One example is Manalapan Township, in central New Jersey. Two state highways run through Manalapan: Routes 9 and 33. The first is already crammed with stores, parking lots and traffic. The second, absent intervention, will probably suffer the same fate. Recently, Manalapan's mayor asked Lettiere for help cleaning up Route 9. That fight is already lost, Lettiere responded. But Route 33 might still be saved.
So far, the planning work has focused largely on one developer's proposal to build a massive "lifestyle center" in a field of soybeans. The plan includes shopping, housing, a multiplex movie theater, a supermarket and ball fields. It's hit a wall of community opposition-- largely on fears that it will clog Route 33 with traffic. DOT convened a couple of workshops to sketch out alternative ideas for how to lay out the project. The sessions brought the developer together with local transportation, planning and zoning officials, in addition to neighborhood, civic and business groups.
The daylong workshops, in March and June, produced a revised conceptual plan. The new plan emphasizes pedestrian-friendly streetscapes. It also encourages mixing land uses so that people can go from a store to a restaurant without getting in their cars. Toth is careful to note that Manalapan asked DOT to hold--and to pay for--the workshops.
Toth has a dozen other projects like this one in the pipeline. A key principle keeps emerging that breaks yet another orthodoxy of the engineering world. For years, engineers designed road networks to flow a bit like blood vessels, with smaller roads feeding into thicker ones. (In fact, the Green Book term for a major thoroughfare is "arterial.") Toth has come to believe that engineers are putting too much pressure on these major roads. He's convinced that what would work better is something more like a grid--where drivers have lots of options for getting around, rather than one overburdened highway. "We've created a situation where everyone who wants to go out for a bagel or newspaper has to go out to the same road," Toth says.
That theory is getting a test in the borough of Flemington. Routes 202 and 31 are the main drags through town, both lined with strip malls. They carry nearly all of the traffic moving through the region, as well as local shopping traffic. For two decades, DOT had intended to build a bypass. The plan was for a four-lane separated freeway, expected to cost $150 million. DOT is too broke for that kind of a project now. And even if the agency had the coin, Toth believes that a bypass would be a waste of money.

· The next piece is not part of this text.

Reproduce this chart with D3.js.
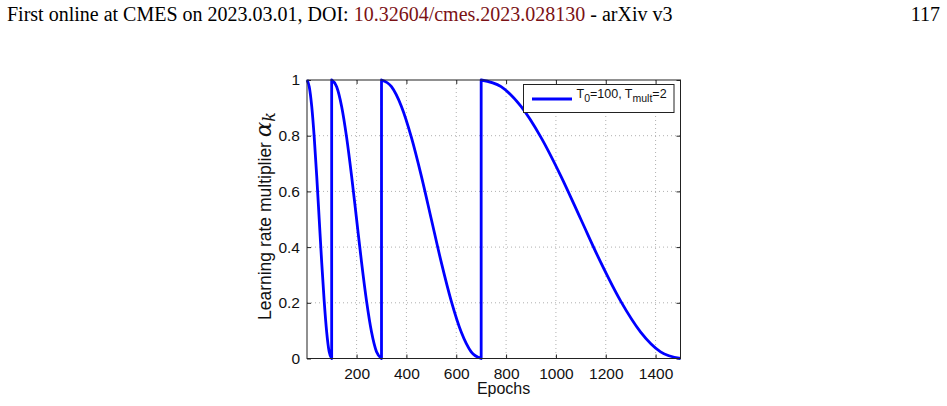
<!DOCTYPE html>
<html><head><meta charset="utf-8">
<script src="https://cdn.jsdelivr.net/npm/d3@7"></script>
<style>body{margin:0;background:#fff;}svg{display:block;}</style>
</head><body>
<script>
// Data (restart points appear twice: end of one cycle at 0, start of next at 1)
const epochs = [1,10,20,30,40,50,60,70,80,90,100,
  100,120,140,160,180,200,220,240,260,280,300,
  300,340,380,420,460,500,540,580,620,660,700,
  700,780,860,940,1020,1100,1180,1260,1340,1420,1500];
const multiplier = [1,0.976,0.905,0.794,0.655,0.5,0.345,0.206,0.095,0.024,0,
  1,0.976,0.905,0.794,0.655,0.5,0.345,0.206,0.095,0.024,0,
  1,0.976,0.905,0.794,0.655,0.5,0.345,0.206,0.095,0.024,0,
  1,0.976,0.905,0.794,0.655,0.5,0.345,0.206,0.095,0.024,0];
const xTicks = [200,400,600,800,1000,1200,1400];
const xTickLabels = ["200","400","600","800","1000","1200","1400"];
const yTicks = [0,0.2,0.4,0.6,0.8,1];
const yTickLabels = ["0","0.2","0.4","0.6","0.8","1"];

const W = 947, H = 406;
const svg = d3.select("body").append("svg").attr("width", W).attr("height", H);

// Page header
const hdr = svg.append("text").attr("x", 7).attr("y", 21)
  .attr("font-family", "Liberation Serif, Times New Roman, serif").attr("font-size", 20).attr("fill", "#000");
hdr.append("tspan").text("First online at CMES on 2023.03.01, DOI: ");
hdr.append("tspan").attr("fill", "#7b1114").text("10.32604/cmes.2023.028130");
hdr.append("tspan").text(" - arXiv v3");
svg.append("text").attr("x", 940).attr("y", 21).attr("text-anchor", "end")
  .attr("font-family", "Liberation Serif, Times New Roman, serif").attr("font-size", 20).text("117");

const L = 307, R = 680.5, T = 80, B = 358.5;
const x = d3.scaleLinear().domain([1, 1500]).range([L, R]);
const y = d3.scaleLinear().domain([0, 1]).range([B, T]);
const font = "Liberation Sans, Arial, sans-serif";

const g = svg.append("g");
// grid
g.selectAll(".gx").data(xTicks).join("line")
  .attr("x1", d => x(d)).attr("x2", d => x(d)).attr("y1", T).attr("y2", B)
  .attr("stroke", "#b0b0b0").attr("stroke-width", 1).attr("stroke-dasharray", "1,3");
g.selectAll(".gy").data(yTicks.slice(1, -1)).join("line")
  .attr("x1", L).attr("x2", R).attr("y1", d => y(d)).attr("y2", d => y(d))
  .attr("stroke", "#b0b0b0").attr("stroke-width", 1).attr("stroke-dasharray", "1,3");

// axes (MATLAB style inward ticks)
const xAxis = d3.axisBottom(x).tickValues(xTicks).tickFormat((d, i) => xTickLabels[i]).tickSize(-4).tickPadding(9);
const yAxis = d3.axisLeft(y).tickValues(yTicks).tickFormat((d, i) => yTickLabels[i]).tickSize(-4).tickPadding(7);
svg.append("g").attr("transform", `translate(0,${B})`).call(xAxis);
svg.append("g").attr("transform", `translate(${L},0)`).call(yAxis);
svg.append("g").attr("transform", `translate(0,${T})`).call(d3.axisTop(x).tickValues(xTicks).tickSize(-4).tickFormat(""));
svg.append("g").attr("transform", `translate(${R},0)`).call(d3.axisRight(y).tickValues(yTicks).tickSize(-4).tickFormat(""));
svg.selectAll(".domain").remove();
svg.selectAll(".tick line").attr("stroke", "#222");
svg.selectAll(".tick text").attr("font-family", font).attr("font-size", 15.5).attr("fill", "#111");

// curve: split into cycles at restarts
const pts = epochs.map((e, i) => [e, multiplier[i]]);
const segs = [];
let cur = [];
pts.forEach((p, i) => {
  if (i > 0 && p[0] === pts[i - 1][0]) { segs.push(cur); cur = []; }
  cur.push(p);
});
segs.push(cur);
const line = d3.line().x(d => x(d[0])).y(d => y(d[1])).curve(d3.curveMonotoneX);
let dstr = "";
segs.forEach((s, i) => {
  let p = line(s);
  if (i > 0) p = "L" + p.slice(1);
  dstr += p;
});
svg.append("path").attr("d", dstr).attr("fill", "none").attr("stroke", "#0000ff")
  .attr("stroke-width", 2.8).attr("stroke-linejoin", "round");

// frame
svg.append("rect").attr("x", L).attr("y", T).attr("width", R - L).attr("height", B - T)
  .attr("fill", "none").attr("stroke", "#222").attr("stroke-width", 1);

// axis labels
svg.append("text").attr("x", x(790)).attr("y", 394).attr("text-anchor", "middle")
  .attr("font-family", font).attr("font-size", 16).attr("fill", "#111").text("Epochs");
const yl = svg.append("text").attr("transform", "translate(271,216) rotate(-90)").attr("text-anchor", "middle")
  .attr("font-family", font).attr("font-size", 17.5).attr("fill", "#111");
yl.append("tspan").text("Learning rate multiplier ");
yl.append("tspan").attr("font-family", "DejaVu Serif, Liberation Serif, serif").attr("font-style", "italic").attr("font-size", 23).text("α");
yl.append("tspan").attr("font-family", "DejaVu Serif, Liberation Serif, serif").attr("font-style", "italic").attr("font-size", 16).attr("dy", 4).text("k");

// legend
const lg = svg.append("g");
lg.append("rect").attr("x", 523.5).attr("y", 84.5).attr("width", 150.5).attr("height", 28)
  .attr("fill", "#fff").attr("stroke", "#222").attr("stroke-width", 1);
lg.append("line").attr("x1", 532).attr("x2", 572).attr("y1", 99).attr("y2", 99)
  .attr("stroke", "#0000ff").attr("stroke-width", 2.8);
const lt = lg.append("text").attr("x", 576.5).attr("y", 97.5).attr("font-family", font).attr("font-size", 12.5).attr("fill", "#111");
lt.append("tspan").text("T");
lt.append("tspan").attr("font-size", 10.5).attr("dy", 4).text("0");
lt.append("tspan").attr("dy", -4).text("=100, T");
lt.append("tspan").attr("font-size", 10.5).attr("dy", 4).text("mult");
lt.append("tspan").attr("dy", -4).text("=2");
</script>
</body></html>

It would give drivers only one way around a traffic jam, rather than several.
Through another series of public workshops, the plan has been reworked. The bypass is gone. In its place is a two-lane boulevard that intersects with many side streets. DOT will also pay to beef up some county roads in order to further disperse traffic and ease the burden on Routes 202 and 31. In all, this costs about half as much. Mary Melfi, a Flemington councilwoman, is pleased with the change. "Everything in New Jersey is a highway," Melfi says. "DOT has always been about six-lane highways, and they're not doing it anymore. They'd rather build 14 miles of small roads than a few miles of big ones."
To be sure, New Jersey will still widen roads when it makes sense and when there's money to pay for it. "We're not going soft here," Toth says. "We're still worried about the concerns of the motoring public." But the job of designing highways couldn't be more different from when Toth started with DOT 32 years ago. Engineers don't have to be just kinder and gentler. They've got to be creative. "If you follow the book, that's not design," Toth says. "That's just following the book."